GÜN YAPAN TEYZELERE SORU OKUTTUM
Sağ gözüm yüzde 10 görürken sol gözüm hiç görmüyor. Günlük hayatımda mercek kullanıyorum. Bazen de insanların desteğine ihtiyacım oluyor. Üniversiteye hazırlık sürecim biraz çetrefilliydi. Farklı olarak benim sınavdan önce bir sınavım daha vardı: Bana soru okuyabilecek insanları bulmak. Okullardan, öğretmenlerden, anneannemin evinde gün yapan teyzelerden bana soru okumalarını rica ettim. Hayatta biz koşmadıkça bir şeylerin bize gelemeyeceğine inandım, okuyucularım bana gelemeyince ben onlara koştum. Bugün git gide artan mücadele gücüme ve beni kalpten destekleyen insanlar sayesinde buradayım.”

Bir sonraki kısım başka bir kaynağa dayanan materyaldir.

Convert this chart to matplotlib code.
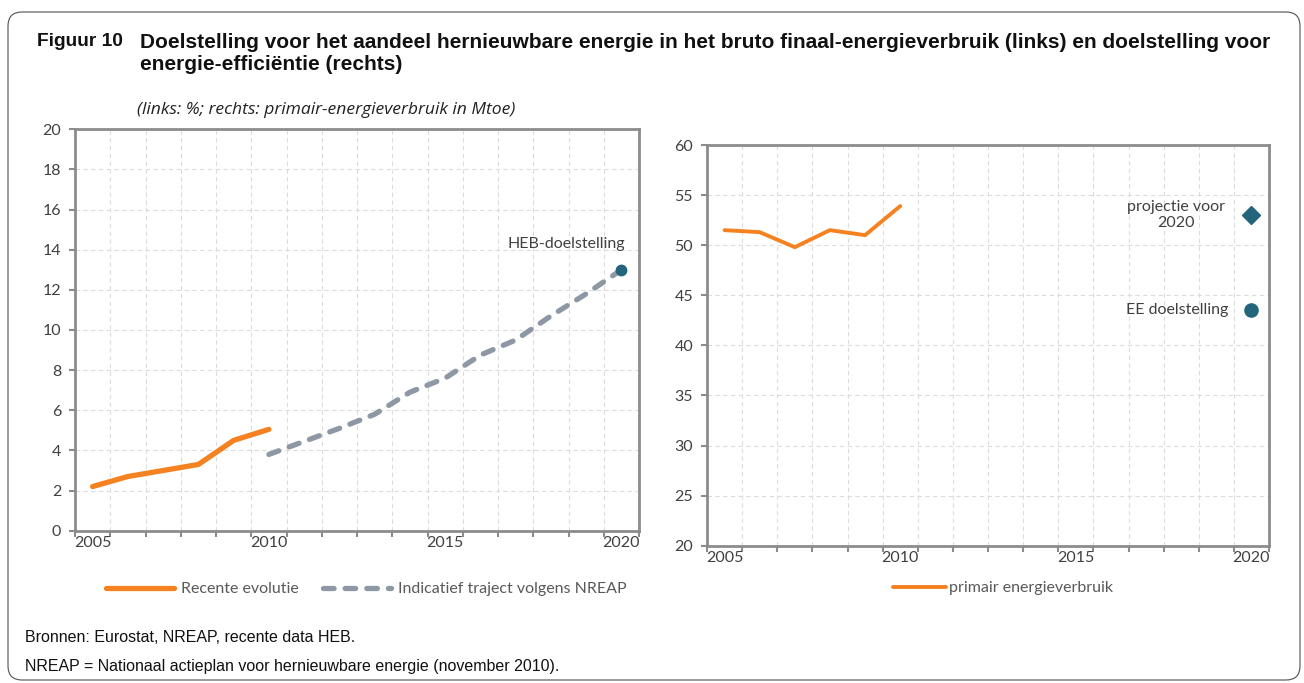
import numpy as np
import matplotlib.pyplot as plt
from matplotlib.patches import FancyBboxPatch
from matplotlib.transforms import IdentityTransform

# links: aandeel hernieuwbare energie (%)
years_recent = [2005, 2006, 2007, 2008, 2009, 2010]
share_recent = [2.2, 2.7, 3.0, 3.3, 4.5, 5.05]
years_nreap = [2010, 2011, 2012, 2013, 2014, 2015, 2016, 2017, 2018, 2019, 2020]
share_nreap = [3.8, 4.45, 5.1, 5.8, 6.9, 7.6, 8.75, 9.5, 10.7, 11.8, 13.0]
heb_year = 2020
heb_target = 13.0

# rechts: primair-energieverbruik (Mtoe)
years_pev = [2005, 2006, 2007, 2008, 2009, 2010]
pev = [51.5, 51.3, 49.8, 51.5, 51.0, 53.9]
proj_year = 2020
proj_2020 = 53.0
ee_target = 43.5

year_labels = [2005, 2010, 2015, 2020]

ORANGE = '#F58220'
GREY_LINE = '#8E98A4'
BLUE = '#25657C'
SPINE = '#8C8C8C'
GRID = '#DCDCDC'
TXT = '#404040'
FS = 11.5

plt.rcParams['font.family'] = ['Lato', 'DejaVu Sans']

fig = plt.figure(figsize=(13.04, 6.83), dpi=100)
px = IdentityTransform()

# afgeronde rand rond de figuur
frame = FancyBboxPatch((8, 3), 1292, 668, boxstyle='round,pad=0,rounding_size=14',
                       transform=px, fill=False, edgecolor='#505050', linewidth=0.8)
fig.patches.append(frame)

title_kw = dict(transform=px, family='Liberation Sans', weight='bold', va='center',
                color='#111111')
fig.text(37, 683 - 42, 'Figuur 10', fontsize=13.8, **title_kw)
fig.text(140, 683 - 42,
         'Doelstelling voor het aandeel hernieuwbare energie in het bruto finaal-energieverbruik (links) en doelstelling voor',
         fontsize=15, **title_kw)
fig.text(140, 683 - 64, 'energie-efficiëntie (rechts)', fontsize=15, **title_kw)
fig.text(137, 683 - 110, '(links: %; rechts: primair-energieverbruik in Mtoe)',
         transform=px, family='Open Sans', style='italic', fontsize=12.6, va='center',
         color='#222222')

note_kw = dict(transform=px, family='Liberation Sans', fontsize=11.5, va='center',
               color='#111111')
fig.text(25, 683 - 637, 'Bronnen: Eurostat, NREAP, recente data HEB.', **note_kw)
fig.text(25, 683 - 666, 'NREAP = Nationaal actieplan voor hernieuwbare energie (november 2010).',
         **note_kw)


def style_axes(ax, ymin, ymax, ystep):
    bounds = np.arange(2004.5, 2021.0, 1.0)
    ax.set_xlim(2004.5, 2020.5)
    ax.set_ylim(ymin, ymax)
    ax.set_xticks(bounds)
    ax.set_xticklabels([])
    ax.set_xticks(year_labels, minor=True)
    ax.set_xticklabels([str(y) for y in year_labels], minor=True)
    ax.set_yticks(np.arange(ymin, ymax + ystep / 2, ystep))
    ax.tick_params(axis='both', which='major', direction='out', length=4, width=1.5,
                   color=SPINE, labelcolor=TXT, labelsize=FS)
    ax.tick_params(axis='x', which='minor', length=0, pad=4, labelcolor=TXT, labelsize=FS)
    ax.tick_params(axis='y', pad=6)
    for s in ax.spines.values():
        s.set_color(SPINE)
        s.set_linewidth(2.0)
    ax.grid(True, which='major', color=GRID, linestyle=(0, (4, 3)), linewidth=0.8)
    ax.set_axisbelow(True)


# linker grafiek
ax1 = fig.add_axes([75 / 1304, 1 - 530.7 / 683, 564 / 1304, 401.4 / 683])
style_axes(ax1, 0, 20, 2)
l1, = ax1.plot(years_recent, share_recent, color=ORANGE, linewidth=3.8,
               solid_capstyle='round', label='Recente evolutie')
l2, = ax1.plot(years_nreap, share_nreap, color=GREY_LINE, linewidth=3.8,
               dashes=(2.0, 2.1), dash_capstyle='round',
               label='Indicatief traject volgens NREAP')
ax1.plot([heb_year], [heb_target], 'o', color=BLUE, markersize=7.5, zorder=5)
ax1.text(2020.1, 14.3, 'HEB-doelstelling', ha='right', va='center', fontsize=FS, color=TXT)
ax1.legend(handles=[l1, l2], loc='center', bbox_to_anchor=(366 / 1304, 1 - 589 / 683),
           bbox_transform=fig.transFigure, ncol=2, frameon=False, fontsize=FS,
           handlelength=4.3, handletextpad=0.4, columnspacing=1.5, labelcolor='#595959')

# rechter grafiek
ax2 = fig.add_axes([707 / 1304, 1 - 545.7 / 683, 562 / 1304, 400.7 / 683])
style_axes(ax2, 20, 60, 5)
l3, = ax2.plot(years_pev, pev, color=ORANGE, linewidth=2.8, solid_capstyle='round',
               label='primair energieverbruik')
ax2.plot([proj_year], [proj_2020], 'D', color=BLUE, markersize=9.5, zorder=5)
ax2.plot([proj_year], [ee_target], 'o', color=BLUE, markersize=9.5, zorder=5)
ax2.text(2017.85, proj_2020, 'projectie voor\n2020', ha='center', va='center',
         fontsize=FS, color=TXT, linespacing=1.15)
ax2.text(2019.35, ee_target, 'EE doelstelling', ha='right', va='center', fontsize=FS, color=TXT)
ax2.legend(handles=[l3], loc='center', bbox_to_anchor=(1003 / 1304, 1 - 588 / 683),
           bbox_transform=fig.transFigure, frameon=False, fontsize=FS,
           handlelength=3.3, handletextpad=0.2, labelcolor='#595959')

fig.savefig('out.png', dpi=100)
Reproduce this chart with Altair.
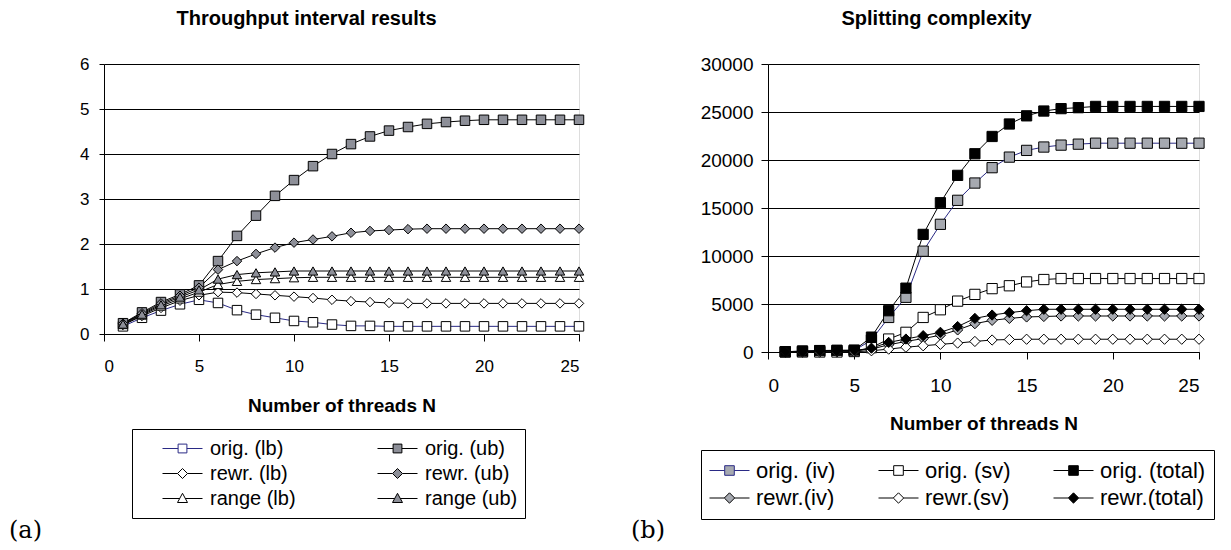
import altair as alt
import pandas as pd

FONT = "Liberation Sans"
SERIF = "DejaVu Serif"

# ---------------- data ----------------
N = list(range(1, 26))

# (a) Throughput interval results
series_a = ["orig. (lb)", "orig. (ub)", "rewr. (lb)", "rewr. (ub)", "range (lb)", "range (ub)"]
orig_lb = [0.17, 0.36, 0.52, 0.66, 0.76, 0.69, 0.53, 0.43, 0.36, 0.29, 0.26, 0.21, 0.18, 0.18, 0.17,
           0.17, 0.17, 0.17, 0.17, 0.17, 0.17, 0.17, 0.17, 0.17, 0.17]
orig_ub = [0.24, 0.48, 0.71, 0.88, 1.08, 1.62, 2.18, 2.63, 3.07, 3.42, 3.73, 4.00, 4.22, 4.39, 4.52,
           4.60, 4.67, 4.71, 4.74, 4.76, 4.76, 4.76, 4.76, 4.76, 4.76]
rewr_lb = [0.20, 0.40, 0.58, 0.74, 0.86, 0.93, 0.92, 0.89, 0.86, 0.83, 0.80, 0.76, 0.73, 0.71, 0.69,
           0.68, 0.68, 0.68, 0.68, 0.68, 0.68, 0.68, 0.68, 0.68, 0.68]
rewr_ub = [0.23, 0.46, 0.68, 0.85, 1.03, 1.43, 1.62, 1.78, 1.92, 2.03, 2.10, 2.17, 2.25, 2.29, 2.31,
           2.33, 2.34, 2.34, 2.34, 2.34, 2.34, 2.34, 2.34, 2.34, 2.34]
range_lb = [0.21, 0.42, 0.62, 0.78, 0.93, 1.10, 1.17, 1.21, 1.23, 1.25, 1.26, 1.26, 1.26, 1.26, 1.26,
            1.26, 1.26, 1.26, 1.26, 1.26, 1.26, 1.26, 1.26, 1.26, 1.26]
range_ub = [0.22, 0.44, 0.65, 0.82, 0.98, 1.22, 1.32, 1.36, 1.38, 1.40, 1.40, 1.40, 1.40, 1.40, 1.40,
            1.40, 1.40, 1.40, 1.40, 1.40, 1.40, 1.40, 1.40, 1.40, 1.40]
y_ticks_a = [0, 1, 2, 3, 4, 5, 6]

# (b) Splitting complexity
series_b = ["orig. (iv)", "orig. (sv)", "orig. (total)", "rewr.(iv)", "rewr.(sv)", "rewr.(total)"]
orig_iv = [30, 80, 130, 150, 150, 1250, 3600, 5700, 10500, 13300, 15800, 17600, 19200, 20300, 21000,
           21350, 21550, 21650, 21750, 21750, 21750, 21750, 21750, 21750, 21750]
orig_sv = [0, 0, 0, 0, 50, 450, 1350, 2050, 3600, 4400, 5300, 6000, 6600, 6900, 7300,
           7550, 7650, 7650, 7650, 7650, 7650, 7650, 7650, 7650, 7650]
orig_total = [30, 100, 150, 180, 200, 1550, 4300, 6650, 12250, 15550, 18400, 20650, 22450, 23750, 24600,
              25100, 25350, 25450, 25580, 25580, 25580, 25580, 25580, 25580, 25580]
rewr_iv = [20, 60, 100, 120, 130, 300, 750, 1100, 1400, 1750, 2300, 2950, 3300, 3500, 3650,
           3700, 3750, 3750, 3750, 3750, 3750, 3750, 3750, 3750, 3750]
rewr_sv = [0, 0, 0, 0, 20, 130, 300, 500, 650, 800, 930, 1100, 1250, 1300, 1330,
           1330, 1330, 1330, 1330, 1330, 1330, 1330, 1330, 1330, 1330]
rewr_total = [20, 60, 100, 120, 150, 400, 1000, 1350, 1700, 2050, 2650, 3500, 3850, 4100, 4300,
              4450, 4450, 4450, 4450, 4450, 4450, 4450, 4450, 4450, 4450]
y_ticks_b = [0, 5000, 10000, 15000, 20000, 25000, 30000]

x_ticks = [0, 5, 10, 15, 20, 25]
x_title = "Number of threads N"
title_a = "Throughput interval results"
title_b = "Splitting complexity"
panel_a = ["(a)"]
panel_b = ["(b)"]

# ---------------- styles ----------------
GRAY_A = "#8d8f98"
GRAY_B = "#a6a9b0"
NAVY = "#2a2a85"

SQ_A = "M-1,0H-0.22M0.22,0H1M-0.22,-0.22H0.22V0.22H-0.22Z"
DI_A = "M-1,0H-0.25M0.25,0H1M0,-0.25L0.25,0L0,0.25L-0.25,0Z"
TR_A = "M-1,0H-0.14M0.14,0H1M0,-0.26L0.25,0.2L-0.25,0.2Z"
SQ_B = "M-1,0H-0.24M0.24,0H1M-0.24,-0.24H0.24V0.24H-0.24Z"
DI_B = "M-1,0H-0.26M0.26,0H1M0,-0.26L0.26,0L0,0.26L-0.26,0Z"


def long_df(series, arrays):
    rows = []
    for k, (name, arr) in enumerate(zip(series, arrays)):
        for n, v in zip(N, arr):
            rows.append({"N": n, "value": v, "series": name, "k": k})
    return pd.DataFrame(rows)


def panel(df, series, y_dom, y_ticks, fills, shapes, leg_paths, line_cols, w, h,
          tick_fs, title_text, title_dx, leg_kw, panel_lab, lab_x, msize, xlab_pad, ytick_size,
          ylab_pad, title_pad):
    base = alt.Chart(df)
    xaxis = alt.Axis(values=x_ticks, grid=False, domainColor="black", tickColor="black",
                     tickSize=7, labelPadding=xlab_pad, labelFontSize=tick_fs, labelFont=FONT,
                     labelColor="black", title=x_title, titleFont=FONT, titleFontSize=19,
                     titleFontWeight="bold", titleColor="black", titlePadding=title_pad, format="d")
    yaxis = alt.Axis(values=y_ticks, grid=True, gridColor="black", gridWidth=1, gridOpacity=1,
                     domainColor="black", tickColor="black", tickSize=ytick_size, labelPadding=ylab_pad,
                     labelFontSize=tick_fs, labelFont=FONT, labelColor="black", title=None, format="d")
    X = alt.X("N:Q", scale=alt.Scale(domain=[0, 25], nice=False), axis=xaxis)
    Y = alt.Y("value:Q", scale=alt.Scale(domain=y_dom, nice=False), axis=yaxis)

    layers = []
    for col in dict.fromkeys(line_cols):
        members = [i for i, c in enumerate(line_cols) if c == col]
        layers.append(base.transform_filter(alt.FieldOneOfPredicate(field="k", oneOf=members))
                      .mark_line(strokeWidth=1, color=col)
                      .encode(x=X, y=Y, detail="k:O", order="N:Q"))

    fill_enc = alt.Fill("k:O", scale=alt.Scale(range=fills), legend=None)
    for shp in dict.fromkeys(shapes):
        members = [i for i, sh in enumerate(shapes) if sh == shp]
        layers.append(base.transform_filter(alt.FieldOneOfPredicate(field="k", oneOf=members))
                      .mark_point(shape=shp, filled=True, stroke="black", strokeWidth=1, opacity=1,
                                  size=msize)
                      .encode(x="N:Q", y="value:Q", fill=fill_enc))

    legend = alt.Legend(title=None, orient="none", direction="horizontal", symbolSize=1600,
                        symbolStrokeWidth=1, symbolOpacity=1,
                        labelFont=FONT, labelColor="black", strokeColor="black", fillColor="white",
                        labelLimit=400, **leg_kw)
    layers.append(base.transform_filter("false").mark_point(filled=True, strokeWidth=1, opacity=1).encode(
        x="N:Q", y="value:Q",
        color=alt.Color("series:N", scale=alt.Scale(domain=series, range=fills), legend=legend),
        stroke=alt.Stroke("series:N", scale=alt.Scale(domain=series, range=line_cols), legend=legend),
        shape=alt.Shape("series:N", scale=alt.Scale(domain=series, range=leg_paths), legend=legend)))
    layers.append(alt.Chart(pd.DataFrame({"t": panel_lab})).mark_text(
        font=SERIF, fontSize=24, align="left", baseline="middle", color="black").encode(
        x=alt.value(lab_x), y=alt.value(467), text="t:N"))
    return alt.layer(*layers).properties(
        width=w, height=h,
        title=alt.TitleParams(title_text, font=FONT, fontSize=20, fontWeight="bold", color="black",
                              anchor="middle", frame="group", dx=title_dx, offset=26))


df_a = long_df(series_a, [orig_lb, orig_ub, rewr_lb, rewr_ub, range_lb, range_ub])
df_b = long_df(series_b, [orig_iv, orig_sv, orig_total, rewr_iv, rewr_sv, rewr_total])

left = panel(df_a, series_a, [0, 6], y_ticks_a,
             ["white", GRAY_A, "white", GRAY_A, "white", GRAY_A],
             ["square", "square", "diamond", "diamond", "triangle-up", "triangle-up"],
             [SQ_A, SQ_A, DI_A, DI_A, TR_A, TR_A],
             [NAVY, "black", "black", "black", "black", "black"],
             475, 270, 17, title_a, -35,
             dict(legendX=28, legendY=365, columns=2, padding=7, symbolOffset=23, labelOffset=7,
                  columnPadding=58, rowPadding=0, clipHeight=25, labelFontSize=20),
             panel_a, -95, 90, 17, 5, 10, 22)

right = panel(df_b, series_b, [0, 30000], y_ticks_b,
              [GRAY_B, "white", "black", GRAY_B, "white", "black"],
              ["square", "square", "square", "diamond", "diamond", "diamond"],
              [SQ_B, SQ_B, SQ_B, DI_B, DI_B, DI_B],
              [NAVY, "black", "black", "black", "black", "black"],
              431, 288, 19, title_b, -47,
              dict(legendX=-67, legendY=386, columns=3, padding=8, labelOffset=6,
                   columnPadding=42, rowPadding=2.5, clipHeight=25, labelFontSize=22),
              panel_b, -137, 105, 17, 7, 8, 19)

chart = alt.hconcat(left, right, spacing=189, bounds="flush").resolve_scale(
    x="independent", y="independent", fill="independent", stroke="independent",
    color="independent", shape="independent").properties(padding=0).configure_view(
    stroke=None).configure(font=FONT)

chart.save("out.html", embed_options={"renderer": "svg", "actions": False})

BİLİMSEL ÇALIŞMALARA YÖN VERMEK İSTİYORUM
Üniversitede kitaplarımı tarıyorlar, bilgisayardan dinlemeye çalışıyorum. Biriyle ders çalışmak bana daha yakın bir sistem ama onu bırakmayı planlıyorum. Çünkü o her zaman sizi birine bağımlı ediyor. Ben bağımsızlık hikâyesinin peşindeyim. Tekrar profesyonel olarak yüzmeye başlamayı düşünüyorum. Bağlama çalıyordum. Küçükken piyano çalışmıştım. Onu geliştirmek istiyorum. Gönüllülük projelerine devam etmeyi planlıyorum. Bilişsel ve sosyal yetkinliklerle yoğrulmuş bir şekilde bunları psikolojiyle harmanlayarak araştırma çalışmalarıma yön vermek istiyorum. Gelecekte de eğitim hayatıma yurtdışında devam etmeyi planlıyorum.
HİKÂYE BIRAKMA BORCUM VAR
Büyürken hayatın benden çok şey aldığını, bana borçlu olduğunu düşünüyordum. Kendimi hayattan alacaklı görüyordum. Büyüdükçe hayattan aslında o kadar da alacaklı olmadığımın, daha çok verecekli olduğumu farkına vardım. Bana çizilen çerçevenin içine en güzel fotoğrafı koyabilme, ilham, umut olabilme, ardımdan gelenler daha ileriye gidebilsin diye rol model olabilme gibi çok borcum vardı. Çocukluğumdan itibaren bunun için çabalamaya başladım. Sadece benim değil, benden sonra geleceklere de hikâye bırakma borcum var. Bu hikâyeyi bırakırken hayatın getirdikleriyle değil, hayata geçirdiklerimle bilinmek istiyorum.
BABAMDAN GÜÇ ALIYORUM
Şu anda Koç Üniversitesi yurdunda kalıyorum. Münazarayla ilgileniyorum, birçok farklı turnuvaya katılarak kendimi bu konuda da geliştirmeye çalışıyorum. İngilizceyi geliştirmeye çalışıyorum. Karşımda tanışmaya ve şekillendirmeye çalıştığım yepyeni bir hayat var. Zamanla öğrendim ki siz onu ne kadar şekillendirmek isteseniz de asıl yontucu görevini gören hayatın ta kendisi. Benim şekil almamda ise sanırım en çok babamın hayata bakışı ve öğretileri etkili oldu. Babama ‘Kızınızı büyütmüşsünüz’ dediklerinde, ‘Biz birlikte büyüyoruz. O, beni daha çok büyütüyor’ derdi. Ben de hayatıma aldığım insanlarda, yaptığım işlerde birlikte büyüyebilir miyiz diye bakıyorum.